国鉄改革では、前例のない「区域分割」形式が採用された。(もう一つ代表的な形式はスウェーデンの「上下分離」式である。多くの欧州国が模倣している。)もともとの鉄道網を6つの旅客運送システムと1つ貨物運送システムを含む7つの地域サブシステムに区分けするというものだ。この種の形式は経営と計算単位を細分化し、鉄道企業の運送市場における適応力及び応用力を強化した。更に重要なのが、この形式が競争システムを最大限導入したことである。

国鉄の改革は、やはり大きな抵抗に遭った。地方政府にせよ、社員組合にせよ、みな民営化には猛反対だった。羽生氏は改革当時、赤字地方路線の削減を担当しており、地方への調査に向かった際、市長と口論になり、市長側が召集した市民も大声で「お前は人か鬼か、我々の「足」を叩き切るのか?」と羽生氏に詰め寄った。

巨大な負担は、もはや政府の手に負えないものとなっていたが、この改革により、様々な困難に打ち勝つことができた。赤字対策の一環として、線路短縮を決定、総距離28000キロのうち、6000キロを削減した。

当時を振り返ると、改革反対派の主な論点は、民営化後、鉄道の安全性を保証できないというものだった。羽生氏は、この20数年の民営化が、それを否定したと感じている。大沼氏も、大事故が会社倒産をもたらす可能性があるため、鉄道会社はより安全を重要視すると強調する。

改革前、国鉄を分割すれば技術力も分散してしまうのではという心配の声もあったが、これも後で全くの杞憂だったと証明された。羽生氏によれば、国鉄時代には技術革新ではなく、赤字削減にばかり精力が集中していたため、改革後にようやく技術面での日進月歩が実現したのだという。超電導磁気浮上鉄道(リニアモーターカー)についても民営化前の研究に30年を費やしており、改革後も継続され、完成目前の状態だ。「技術開発は、閉じられた部屋の中で行なうのではなく、市場とリンクして行うべき」なのである。

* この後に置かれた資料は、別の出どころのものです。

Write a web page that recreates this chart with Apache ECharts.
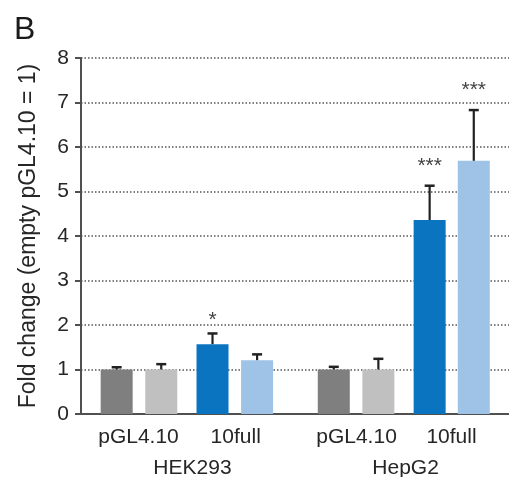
<!DOCTYPE html>
<html>
<head>
<meta charset="utf-8">
<script src="https://cdn.jsdelivr.net/npm/echarts@6/dist/echarts.min.js"></script>
<style>html,body{margin:0;padding:0;background:#fff;}#c{width:509px;height:477px;}</style>
</head>
<body>
<div id="c"></div>
<script>
// ---- data ----
const barPositions = [1, 2, 3.15, 4.15, 5.87, 6.87, 8.02, 9.01];
const barValues = [1.0, 1.0, 1.57, 1.21, 1.0, 1.0, 4.36, 5.69];
const errorTops = [1.05, 1.12, 1.81, 1.34, 1.06, 1.24, 5.13, 6.83];
const significance = ['', '', '*', '', '', '', '***', '***'];
const constructLabels = ['pGL4.10', '10full', 'pGL4.10', '10full'];
const constructPositions = [1.49, 3.67, 6.38, 8.51];
const cellLines = ['HEK293', 'HepG2'];
const cellLinePositions = [2.7, 7.48];
const yTicks = [0, 1, 2, 3, 4, 5, 6, 7, 8];

const barColors = ['#7f7f7f', '#c0c0c0', '#0a74c0', '#9fc2e7', '#7f7f7f', '#c0c0c0', '#0a74c0', '#9fc2e7'];
const FONT = 'Liberation Sans, Arial, sans-serif';
const AXIS_COLOR = '#505050';
const TEXT_COLOR = '#262626';

const chart = echarts.init(document.getElementById('c'), null, {renderer: 'canvas'});
chart.setOption({
  animation: false,
  backgroundColor: '#fff',
  title: {
    text: 'B', left: 9, top: 9,
    textStyle: {fontFamily: FONT, fontSize: 32, fontWeight: 'normal', color: '#1a1a1a'}
  },
  grid: {left: 81, right: 0, top: 58, bottom: 63},
  xAxis: {
    type: 'value', min: 0.2, max: 9.8,
    axisLine: {show: true, onZero: false, lineStyle: {color: AXIS_COLOR, width: 2}},
    axisTick: {show: false}, axisLabel: {show: false}, splitLine: {show: false}
  },
  yAxis: {
    type: 'value', min: yTicks[0], max: yTicks[yTicks.length - 1], interval: 1,
    name: 'Fold change (empty pGL4.10 = 1)',
    nameLocation: 'middle', nameGap: 41,
    nameTextStyle: {fontFamily: FONT, fontSize: 23, color: TEXT_COLOR},
    axisLine: {show: true, lineStyle: {color: AXIS_COLOR, width: 2}},
    axisTick: {show: true, length: 6, lineStyle: {color: AXIS_COLOR, width: 2}},
    axisLabel: {fontFamily: FONT, fontSize: 21, color: TEXT_COLOR, margin: 12},
    splitLine: {show: true, lineStyle: {color: '#555', width: 1.5, type: [1.5, 2]}}
  },
  series: [
    {
      type: 'bar', barWidth: 32, z: 2,
      data: barPositions.map((x, i) => ({value: [x, barValues[i]], itemStyle: {color: barColors[i]}}))
    },
    {
      type: 'custom', z: 3,
      data: barPositions.map((x, i) => [x, barValues[i], errorTops[i]]),
      renderItem: function (params, api) {
        const x = api.value(0);
        const base = api.coord([x, api.value(1)]);
        const top = api.coord([x, api.value(2)]);
        const children = [
          {type: 'line', shape: {x1: base[0], y1: base[1], x2: top[0], y2: top[1]}, style: {stroke: '#222', lineWidth: 2.2}},
          {type: 'line', shape: {x1: top[0] - 5, y1: top[1], x2: top[0] + 5, y2: top[1]}, style: {stroke: '#222', lineWidth: 2.5}}
        ];
        const s = significance[params.dataIndex];
        if (s) {
          children.push({type: 'text', style: {text: s, x: top[0], y: top[1] - (s.length === 1 ? 3 : 9), align: 'center', verticalAlign: 'bottom',
            font: '21px ' + FONT, fill: '#444'}});
        }
        return {type: 'group', children: children};
      }
    },
    {
      type: 'custom', z: 4, silent: true,
      data: constructPositions.map(x => [x, 0]),
      renderItem: function (params, api) {
        const p = api.coord([api.value(0), 0]);
        return {type: 'text', style: {text: constructLabels[params.dataIndex], x: p[0], y: p[1] + 23,
          align: 'center', verticalAlign: 'middle', font: '21px ' + FONT, fill: TEXT_COLOR}};
      }
    },
    {
      type: 'custom', z: 4, silent: true,
      data: cellLinePositions.map(x => [x, 0]),
      renderItem: function (params, api) {
        const p = api.coord([api.value(0), 0]);
        return {type: 'text', style: {text: cellLines[params.dataIndex], x: p[0], y: p[1] + 54,
          align: 'center', verticalAlign: 'middle', font: '21px ' + FONT, fill: TEXT_COLOR}};
      }
    }
  ]
});
</script>
</body>
</html>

民営化が鉄道会社に活力をもたらし、JRは一つの新しい商業形態を発展させた。それが、駅周辺の土地を買い取り、不動産業者と共同開発し、鉄道によって土地の価値を上げ、大きな収益となっている。この柔軟な経営方式は、国鉄時代には考えられないものだった。

大沼氏によれば、JR各社はみな鉄道の利便性とそのスピードをアピールしている。これは、民営化競争がもたらした結果であり、国鉄時代にはあまり注目されなかった点である。利便性とスピードを手にした鉄道市場は、改革前に心配された段階的縮小が進むどころか、逆にその「パイ」を拡大させている。今、JR東日本、東海、西日本、九州は全て黒字を実現し、政府からの借金も全て返済を完了した。

興味深いことに、改革後20年以上、JRは一度も運賃の値上げを行なっていない。誰もが国鉄の改革は成功だったと認めざるを得ない。

羽生氏によれば、改革がもたらしたマイナス面は、激しすぎる競争にあるという。各社とも20秒遅刻しただけで罰則を受ける等、社員への要求が厳しい。2005年、兵庫県の普通列車が故障し、その処理後、運転手が時間の遅れを取り戻すためにカーブで減速しなかったため、100名以上の死者を出す事故を起こした。

当時、国鉄の改革が比較的スムーズに完了したのには、そのタイミングも大きく寄与している。前世紀80年代中期、日本の経済指数は最高レベルにあり、市場は解雇された国鉄社員を十分に吸収することができたのである。